Constance Cummings belonged to that rare class of performers whose career doesn’t move in a straight line so much as widen with time. Hollywood discovered her early, theater claimed her later, and maturity finally gave her the roles that proved how deep her talent ran all along.
She was born on May 15, 1910, in Seattle, Washington, the daughter of a concert soprano and a lawyer. Her mother’s voice filled the house; her father’s presence did not last. When Cummings was ten, her parents separated, and she never saw her father again. The absence mattered. It gave her an independence early, and a seriousness that would later separate her from the usual ingénue mold. She attended St. Nicholas Girls’ School in Seattle, but her real education came from watching adults—how they hid disappointment, how they endured.
Her entry into acting was unglamorous and honest. At sixteen, she landed a walk-on role as a prostitute in a San Diego Stock Company production of Seventh Heaven. It was not stardom; it was work. From there she moved to Broadway, appearing as a chorus girl in Treasure Girl in 1928. She was only eighteen, one face among many, but she stood out enough to catch the attention of Samuel Goldwyn.
Hollywood came calling in 1931, and for a brief stretch, Constance Cummings looked like another studio success story in the making. Between 1931 and 1934, she appeared in more than twenty films, often cast as intelligent, slightly sharper-edged women than the standard romantic lead. She worked opposite Harold Lloyd in Movie Crazy and appeared in Frank Capra’s American Madness. She was busy, visible, and respected—but not quite embraced by the American studio system. The roles were there, but the spark of permanence wasn’t.
Then her life took a turn that quietly reshaped everything.
In 1933, she married Benn Levy, a playwright and screenwriter whose work—and later political career—was rooted in Britain. When Levy returned to the UK, Cummings went with him. What could have been the end of her career became its reinvention. Hollywood lost her. The stage gained her.
In Britain, she found what American film had never fully offered: longevity. Levy wrote and directed several films for her, including The Jealous God (1939), but it was theater that became her true home. She worked steadily on stage and screen, even as Levy served as a Labour MP after World War II. They built a life that blended art and intellect rather than chasing celebrity. They had two children, and Cummings continued acting without ever needing to chase relevance.

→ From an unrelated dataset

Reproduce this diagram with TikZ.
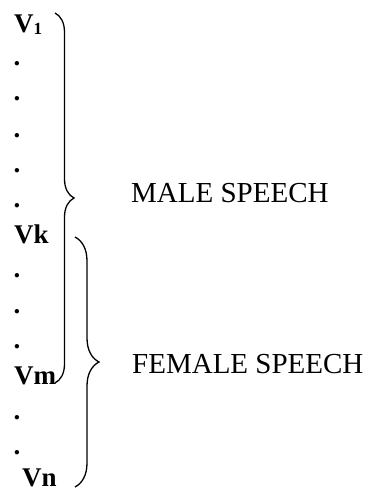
\documentclass[tikz,border=0pt]{standalone}
\usepackage{fontspec}
\setmainfont{Liberation Serif}
\usetikzlibrary{decorations.pathreplacing}

\begin{document}
\begin{tikzpicture}[
			x=1pt, y=-1pt,
			var/.style={anchor=base west, inner sep=0pt, font=\bfseries\fontsize{27}{30}\selectfont},
			group/.style={anchor=base west, inner sep=0pt, font=\fontsize{29}{32}\selectfont},
			curly/.style={line width=1.3pt, decorate, decoration={brace, amplitude=#1}}
			]
			\useasboundingbox (0,0) rectangle (368,488);
			
			% Variables, first block
			\node[var] (v1) at (14,32) {V\raisebox{-2pt}{\fontsize{17}{17}\selectfont 1}};
			\node[var] (d1) at (13.5,65) {.};
			\node[var] (d2) at (13.5,100) {.};
			\node[var] (d3) at (13.5,137) {.};
			\node[var] (d4) at (13.5,172) {.};
			\node[var] (d5) at (13.5,207) {.};
			\node[var] (vk) at (14,243) {Vk};
			
			% Variables, second block
			\node[var] (d6) at (13.5,277) {.};
			\node[var] (d7) at (13.5,313) {.};
			\node[var] (d8) at (13.5,348) {.};
			\node[var] (vm) at (14,384) {Vm};
			\node[var] (d9) at (13.5,419) {.};
			\node[var] (d10) at (13.5,454) {.};
			\node[var] (vn) at (22,486.5) {Vn};
			
			% Group labels
			\node[group] (male) at (131,202) {MALE SPEECH};
			\node[group] (female) at (132,373) {FEMALE SPEECH};
			
			% Brace ends
			\coordinate (maletop) at (55,13);
			\coordinate (malebot) at (55,383);
			\coordinate (femtop) at (75,237);
			\coordinate (fembot) at (75,487);
			
			% Braces
			\draw[curly=19pt] (maletop) -- (malebot);
			\draw[curly=24pt] (femtop) -- (fembot);
			
		\end{tikzpicture}
\end{document}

Her performances matured with her. She was not a star who faded into nostalgia; she grew into roles that demanded experience. At the Royal National Theatre, she played Mary Tyrone in Long Day’s Journey into Night opposite Laurence Olivier—one of the great late-career challenges for any actress. She later recreated the role for television, her performance praised for its restraint and emotional weight. She also took over the role of Martha in the first London production of Who’s Afraid of Virginia Woolf?, stepping into a part already infamous for its emotional brutality and making it her own.

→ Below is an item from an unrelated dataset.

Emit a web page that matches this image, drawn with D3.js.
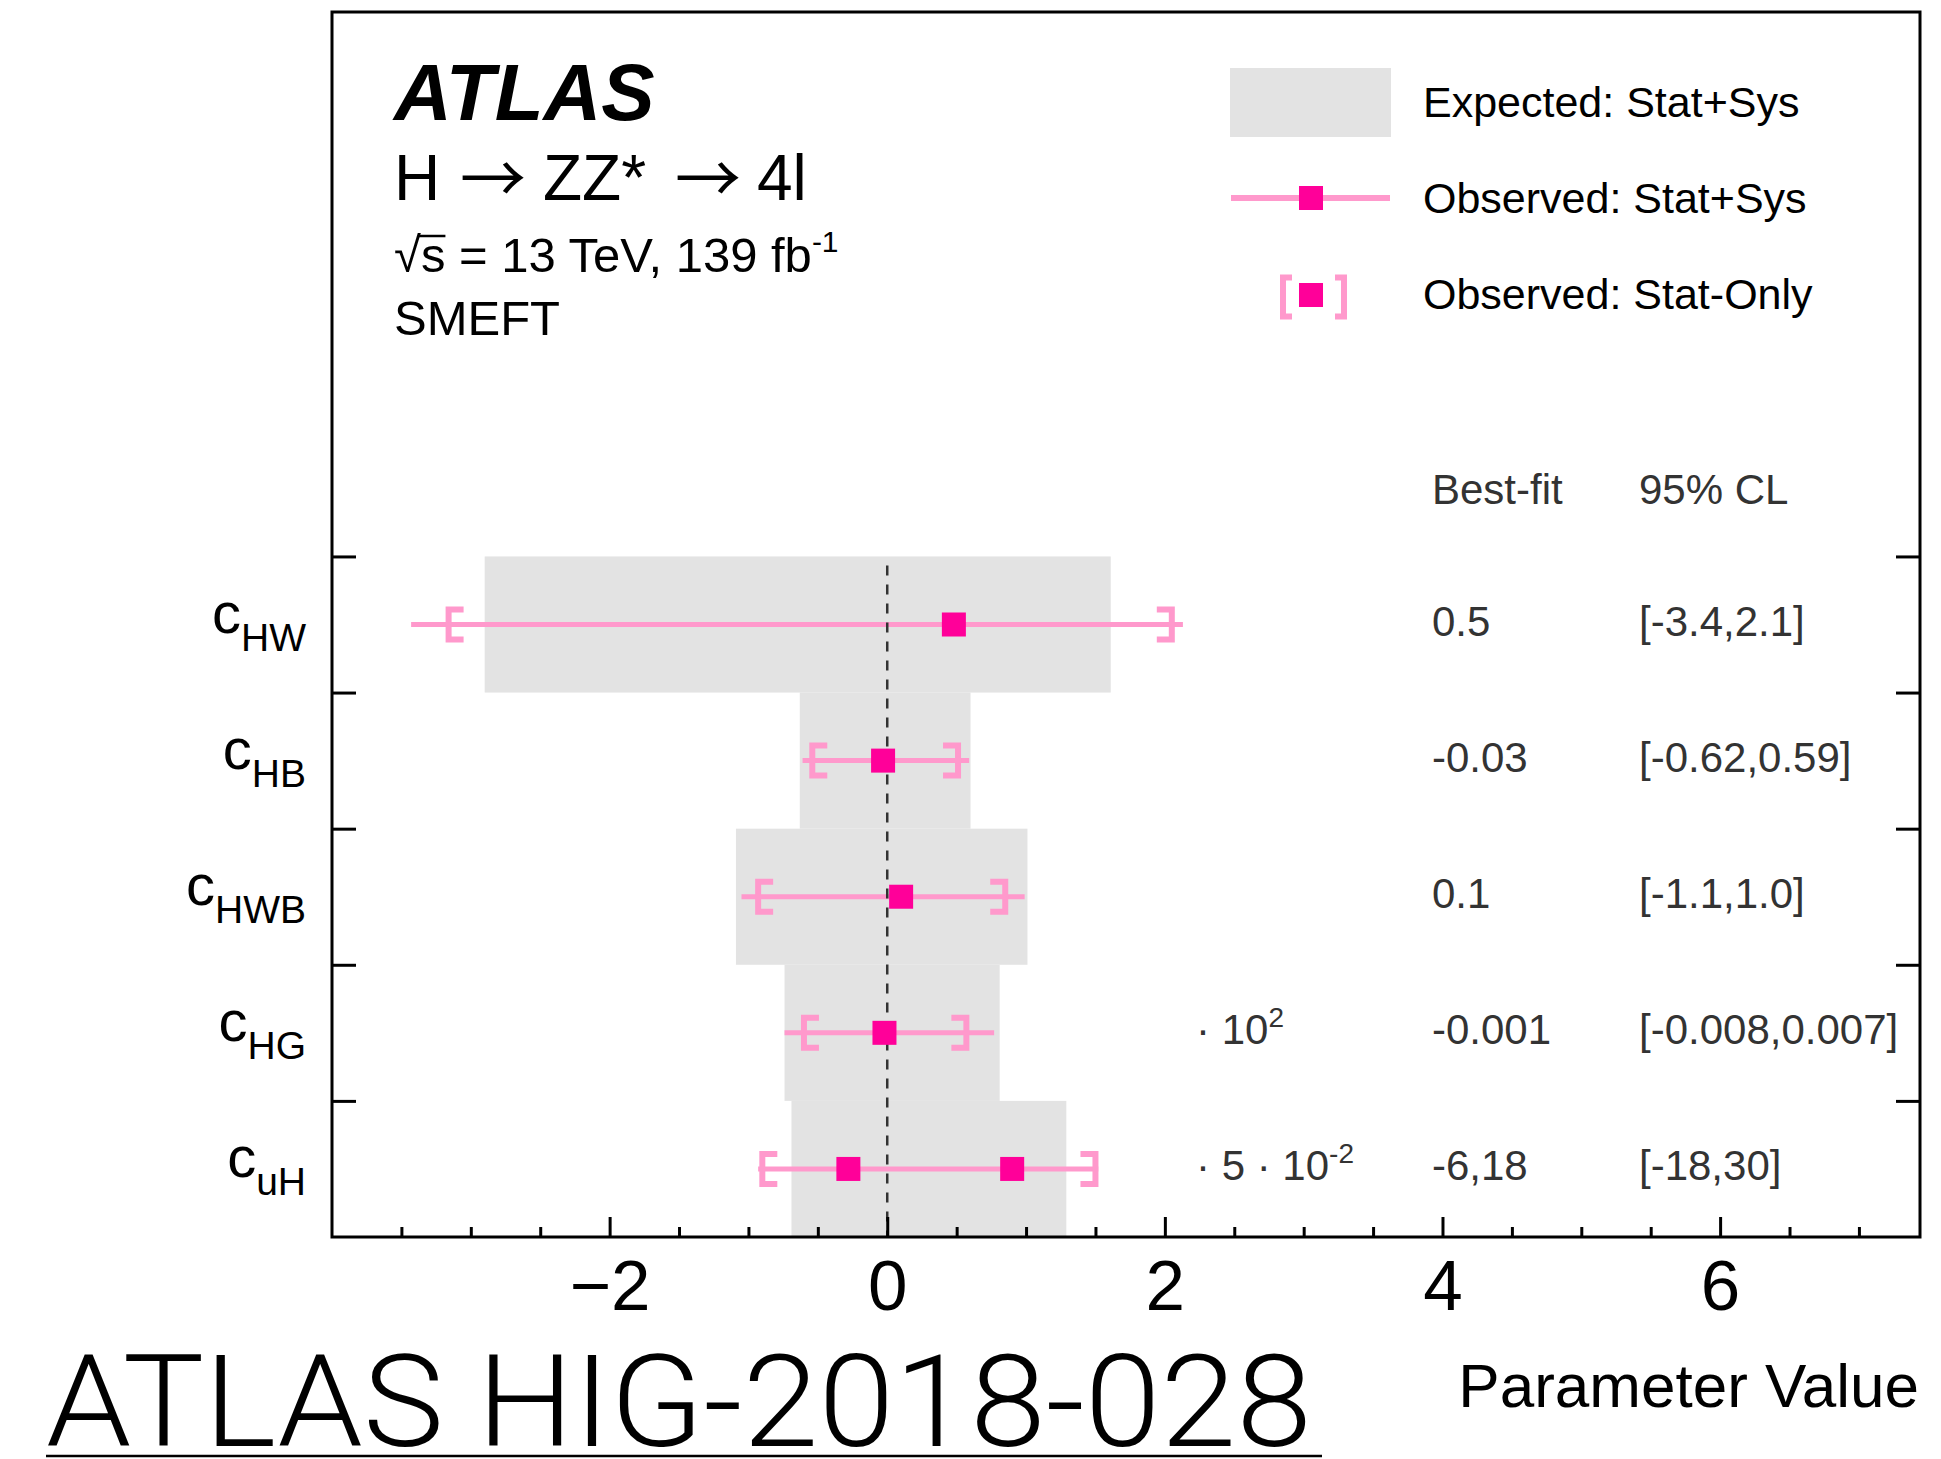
<!DOCTYPE html>
<html>
<head>
<meta charset="utf-8">
<script src="https://cdn.jsdelivr.net/npm/d3@7"></script>
<style>
  body { margin: 0; background: #fff; }
  svg { display: block; font-family: "Liberation Sans", Arial, Helvetica, sans-serif; }
</style>
</head>
<body>
<div id="chart"></div>
<script>
// ---- data (x in plotted units) ----
const params   = ["HW", "HB", "HWB", "HG", "uH"];          // c_{...}, top to bottom
const expLo    = [-2.90, -0.63, -1.09, -0.74, -0.69];       // Expected: Stat+Sys band
const expHi    = [ 1.61,  0.60,  1.01,  0.81,  1.29];
const obsLo    = [-3.43, -0.61, -1.05, -0.74, -0.93];       // Observed: Stat+Sys line
const obsHi    = [ 2.13,  0.59,  0.99,  0.77,  1.52];
const statLo   = [-3.16, -0.54, -0.93, -0.60, -0.90];       // Observed: Stat-Only brackets
const statHi   = [ 2.05,  0.51,  0.85,  0.57,  1.50];
const bestFit  = [[0.48], [-0.03], [0.10], [-0.02], [-0.28, 0.90]];
const scaleTxt = ["", "", "", "\u00b7 10", "\u00b7 5 \u00b7 10"];
const scaleExp = ["", "", "", "2", "-2"];
const bestTxt  = ["0.5", "-0.03", "0.1", "-0.001", "-6,18"];
const clTxt    = ["[-3.4,2.1]", "[-0.62,0.59]", "[-1.1,1.0]", "[-0.008,0.007]", "[-18,30]"];
const majorTicks = [-2, 0, 2, 4, 6];
const minorTicks = [-3.5, -3, -2.5, -1.5, -1, -0.5, 0.5, 1, 1.5, 2.5, 3, 3.5, 4.5, 5, 5.5, 6.5, 7];
const rowEdges = [1, 2, 3, 4, 5];

// ---- layout ----
const W = 1941, H = 1459;
const frame = { left: 332, right: 1920, top: 12, bottom: 1237 };
const pink = "#ff99cc", magenta = "#ff0099", band = "#e3e3e3", txtGray = "#333";

const x = d3.scaleLinear().domain([-4, 7.44]).range([frame.left, frame.right]);
const y = d3.scaleLinear().domain([0, 9]).range([frame.bottom, frame.top]);
const rowY = i => y(4.5 - i);

const svg = d3.select("#chart").append("svg")
  .attr("width", W).attr("height", H);

// bracket: dir = +1 for "[" (arms to the right), -1 for "]"
function bracket(g, xv, yc, h, a, dir, sw) {
  g.append("path")
    .attr("d", `M${xv + dir * a},${yc - h / 2} H${xv} V${yc + h / 2} H${xv + dir * a}`)
    .attr("fill", "none").attr("stroke", pink).attr("stroke-width", sw);
}
function square(g, cx, cy, s) {
  g.append("rect").attr("x", cx - s / 2).attr("y", cy - s / 2)
    .attr("width", s).attr("height", s).attr("fill", magenta);
}

// expected bands
svg.append("g").selectAll("rect").data(params).join("rect")
  .attr("x", (d, i) => x(expLo[i]))
  .attr("width", (d, i) => x(expHi[i]) - x(expLo[i]))
  .attr("y", (d, i) => y(5 - i))
  .attr("height", (d, i) => y(4 - i) - y(5 - i))
  .attr("fill", band);

// observed lines + stat brackets
const obs = svg.append("g");
params.forEach((p, i) => {
  const cy = rowY(i);
  obs.append("line")
    .attr("x1", x(obsLo[i])).attr("x2", x(obsHi[i]))
    .attr("y1", cy).attr("y2", cy)
    .attr("stroke", pink).attr("stroke-width", 5);
  bracket(obs, x(statLo[i]), cy, 30, 15, 1, 6);
  bracket(obs, x(statHi[i]), cy, 30, 15, -1, 6);
});

// zero line
svg.append("line")
  .attr("x1", x(0)).attr("x2", x(0))
  .attr("y1", y(5) + 9).attr("y2", frame.bottom)
  .attr("stroke", "#333").attr("stroke-width", 2.5)
  .attr("stroke-dasharray", "10,9");

// best-fit markers
const pts = svg.append("g");
params.forEach((p, i) => bestFit[i].forEach(v => square(pts, x(v), rowY(i), 24)));

// axes
const axG = svg.append("g").attr("transform", `translate(0,${frame.bottom})`);
axG.call(d3.axisBottom(x).tickValues(majorTicks).tickSize(-20).tickPadding(23)
  .tickFormat(d3.format("d")));
axG.append("g").call(d3.axisBottom(x).tickValues(minorTicks).tickSize(-10).tickFormat(""));
axG.selectAll(".domain").remove();
axG.selectAll(".tick line").attr("stroke", "#000").attr("stroke-width", 3);
axG.selectAll(".tick text").attr("font-size", 71).attr("fill", "#000")
  .attr("font-family", "Liberation Sans, Arial, sans-serif");

svg.append("g").attr("transform", `translate(${frame.left},0)`)
  .call(d3.axisLeft(y).tickValues(rowEdges).tickSize(-24).tickFormat(""))
  .call(g => g.select(".domain").remove())
  .selectAll(".tick line").attr("stroke", "#000").attr("stroke-width", 3);
svg.append("g").attr("transform", `translate(${frame.right},0)`)
  .call(d3.axisRight(y).tickValues(rowEdges).tickSize(-24).tickFormat(""))
  .call(g => g.select(".domain").remove())
  .selectAll(".tick line").attr("stroke", "#000").attr("stroke-width", 3);

svg.append("rect")
  .attr("x", frame.left).attr("y", frame.top)
  .attr("width", frame.right - frame.left).attr("height", frame.bottom - frame.top)
  .attr("fill", "none").attr("stroke", "#000").attr("stroke-width", 3);

// category labels c_{xx}
params.forEach((p, i) => {
  const t = svg.append("text").attr("x", 306).attr("y", rowY(i) + 8)
    .attr("text-anchor", "end").attr("fill", "#000");
  t.append("tspan").attr("font-size", 58).text("c");
  t.append("tspan").attr("font-size", 39).attr("dy", 18).text(p);
});

// table on the right
const tab = svg.append("g").attr("fill", txtGray).attr("font-size", 42);
tab.append("text").attr("x", 1432).attr("y", 504).text("Best-fit");
tab.append("text").attr("x", 1639).attr("y", 504).text("95% CL");
params.forEach((p, i) => {
  const by = rowY(i) + 11;
  tab.append("text").attr("x", 1432).attr("y", by).text(bestTxt[i]);
  tab.append("text").attr("x", 1639).attr("y", by).text(clTxt[i]);
  if (scaleTxt[i]) {
    const t = tab.append("text").attr("x", 1196).attr("y", by);
    t.append("tspan").text(scaleTxt[i]);
    t.append("tspan").attr("font-size", 28).attr("dy", -17).text(scaleExp[i]);
  }
});

// ATLAS labels
svg.append("text").attr("x", 394).attr("y", 120)
  .attr("font-size", 80).attr("font-weight", "bold").attr("font-style", "italic")
  .text("ATLAS");
const proc = svg.append("text").attr("y", 200).attr("font-size", 64);
const arrowFont = "Noto Sans CJK JP, DejaVu Sans, sans-serif";
proc.append("tspan").attr("x", 394).text("H");
proc.append("tspan").attr("x", 460).attr("y", 203).attr("font-family", arrowFont)
  .attr("font-size", 66).text("\u2192");
proc.append("tspan").attr("x", 543).attr("y", 200).text("ZZ*");
proc.append("tspan").attr("x", 675).attr("y", 203).attr("font-family", arrowFont)
  .attr("font-size", 66).text("\u2192");
proc.append("tspan").attr("x", 757).attr("y", 200).text("4l");
const ecm = svg.append("text").attr("x", 394).attr("y", 272).attr("font-size", 49);
ecm.append("tspan").text("\u221as = 13 TeV, 139 fb");
ecm.append("tspan").attr("font-size", 30).attr("dy", -20).text("-1");
{
  const n = ecm.node();
  const x0 = 394 + n.getSubStringLength(0, 1);
  const ws = n.getSubStringLength(1, 1);
  svg.append("line").attr("x1", x0 - 2).attr("x2", x0 + ws)
    .attr("y1", 236).attr("y2", 236).attr("stroke", "#000").attr("stroke-width", 2.5);
}
svg.append("text").attr("x", 394).attr("y", 335).attr("font-size", 49).text("SMEFT");

// legend
const leg = svg.append("g");
leg.append("rect").attr("x", 1230).attr("y", 68).attr("width", 161).attr("height", 69).attr("fill", band);
leg.append("line").attr("x1", 1231).attr("x2", 1390).attr("y1", 198).attr("y2", 198)
  .attr("stroke", pink).attr("stroke-width", 6);
square(leg, 1311, 198, 24);
bracket(leg, 1283, 297, 39, 9, 1, 6);
bracket(leg, 1344, 297, 39, 9, -1, 6);
square(leg, 1311, 295, 24);
const legText = ["Expected: Stat+Sys", "Observed: Stat+Sys", "Observed: Stat-Only"];
const legY = [117, 213, 309];
legText.forEach((s, i) => leg.append("text").attr("x", 1423).attr("y", legY[i])
  .attr("font-size", 43).text(s));

// axis title + reference tag
svg.append("text").attr("x", 1919).attr("y", 1407).attr("text-anchor", "end")
  .attr("font-size", 62).text("Parameter Value");
svg.append("text").attr("x", 46).attr("y", 1446)
  .attr("font-family", "Roboto, Liberation Sans, sans-serif").attr("font-weight", 300)
  .attr("font-size", 128).attr("textLength", 1266).attr("lengthAdjust", "spacingAndGlyphs")
  .text("ATLAS HIG-2018-028");
svg.append("line").attr("x1", 46).attr("x2", 1322).attr("y1", 1456).attr("y2", 1456)
  .attr("stroke", "#000").attr("stroke-width", 2.5);
</script>
</body>
</html>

Recognition, when it finally arrived in force, came late—and fully earned.
In 1979, Cummings won the Tony Award for Best Actress in a Play for Wings, Arthur Kopit’s drama about a former aviator struggling to recover from a stroke. The role required fractured speech, emotional disorientation, and immense vulnerability. It was not showy. It was devastating. She also won Obie and Drama Desk awards for the performance and earned an Olivier nomination. Few roles have so neatly aligned an actress’s age, skill, and life experience.

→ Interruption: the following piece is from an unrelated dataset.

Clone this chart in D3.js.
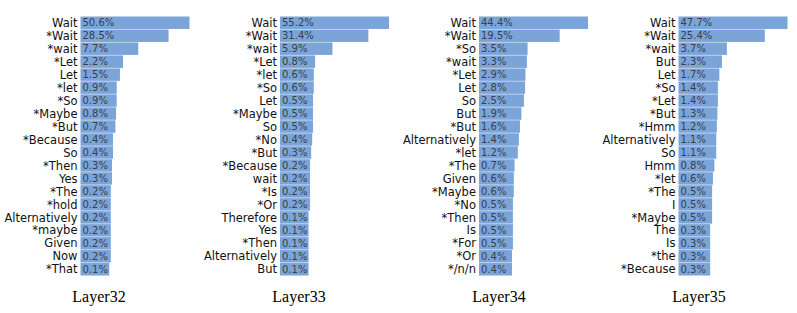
<!DOCTYPE html>
<html><head><meta charset="utf-8">
<script src="https://cdn.jsdelivr.net/npm/d3@7"></script>
<style>body{margin:0;background:#fff}svg{display:block}</style>
</head><body>
<svg id="c" width="797" height="313"></svg>
<script>
const panelTitles = ["Layer32", "Layer33", "Layer34", "Layer35"];
const tokens32 = ["Wait","*Wait","*wait","*Let","Let","*let","*So","*Maybe","*But","*Because","So","*Then","Yes","*The","*hold","Alternatively","*maybe","Given","Now","*That"];
const values32 = [50.6,28.5,7.7,2.2,1.5,0.9,0.9,0.8,0.7,0.4,0.4,0.3,0.3,0.2,0.2,0.2,0.2,0.2,0.2,0.1];
const tokens33 = ["Wait","*Wait","*wait","*Let","*let","*So","Let","*Maybe","So","*No","*But","*Because","wait","*Is","*Or","Therefore","Yes","*Then","Alternatively","But"];
const values33 = [55.2,31.4,5.9,0.8,0.6,0.6,0.5,0.5,0.5,0.4,0.3,0.2,0.2,0.2,0.2,0.1,0.1,0.1,0.1,0.1];
const tokens34 = ["Wait","*Wait","*So","*wait","*Let","Let","So","But","*But","Alternatively","*let","*The","Given","*Maybe","*No","*Then","Is","*For","*Or","*/n/n"];
const values34 = [44.4,19.5,3.5,3.3,2.9,2.8,2.5,1.9,1.6,1.4,1.2,0.7,0.6,0.6,0.5,0.5,0.5,0.5,0.4,0.4];
const tokens35 = ["Wait","*Wait","*wait","But","Let","*So","*Let","*But","*Hmm","Alternatively","So","Hmm","*let","*The","I","*Maybe","The","Is","*the","*Because"];
const values35 = [47.7,25.4,3.7,2.3,1.7,1.4,1.4,1.3,1.2,1.1,1.1,0.8,0.6,0.5,0.5,0.5,0.3,0.3,0.3,0.3];

const panels = [
  {title: panelTitles[0], tokens: tokens32, values: values32},
  {title: panelTitles[1], tokens: tokens33, values: values33},
  {title: panelTitles[2], tokens: tokens34, values: values34},
  {title: panelTitles[3], tokens: tokens35, values: values35}
];

const svg = d3.select("#c");
const barStarts = [80.5, 280, 479, 678.5];
const titleCenters = [99, 299, 499, 699];
const barColor = "#7ba4d9";

panels.forEach((p, i) => {
  const x0 = barStarts[i];
  const g = svg.append("g").attr("transform", `translate(${x0},0)`);
  const y = d3.scaleBand().domain(p.tokens).range([16.5, 275.5]).paddingInner(0.04);
  const x = d3.scaleSqrt().domain([0, d3.max(p.values)]).range([25, 109]);
  const rows = p.tokens.map((t, k) => ({t, v: p.values[k]}));

  g.selectAll("rect").data(rows).join("rect")
    .attr("x", 0).attr("y", d => y(d.t))
    .attr("width", d => x(d.v)).attr("height", y.bandwidth())
    .attr("fill", barColor);

  g.selectAll("text.lab").data(rows).join("text").attr("class", "lab")
    .attr("x", -3).attr("y", d => y(d.t) + y.bandwidth() / 2)
    .attr("dy", "0.36em").attr("text-anchor", "end")
    .attr("font-family", "DejaVu Sans").attr("font-size", 11.5).attr("fill", "#111")
    .text(d => d.t);

  g.selectAll("text.val").data(rows).join("text").attr("class", "val")
    .attr("x", 2).attr("y", d => y(d.t) + y.bandwidth() / 2)
    .attr("dy", "0.36em")
    .attr("font-family", "DejaVu Sans").attr("font-size", 10).attr("fill", "#3a3f4a")
    .text(d => d.v.toFixed(1) + "%");

  svg.append("text").attr("x", titleCenters[i]).attr("y", 302)
    .attr("text-anchor", "middle").attr("font-family", "Liberation Serif")
    .attr("font-size", 16).attr("fill", "#000").text(p.title);
});
</script>
</body></html>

She remained active in theater well into her later years and became deeply involved in British cultural institutions, serving on committees for the Royal Court Theatre and the Arts Council. In 1974, she was appointed a Commander of the Order of the British Empire (CBE), a formal acknowledgment of a woman who had become, by choice and by contribution, part of Britain’s theatrical fabric.
Despite decades abroad, Hollywood never entirely forgot her. She received a star on the Hollywood Walk of Fame in 1960, a quiet marker of a career that had crossed mediums, borders, and generations.
Constance Cummings Levy died on November 23, 2005, in Oxfordshire, England, at the age of 95. She did not burn out. She did not retreat. She simply kept working—growing sharper, deeper, and more essential with time.
Her legacy isn’t tied to a single role or era. It’s tied to endurance, intelligence, and the rare courage to leave one version of success behind in order to build a better one elsewhere.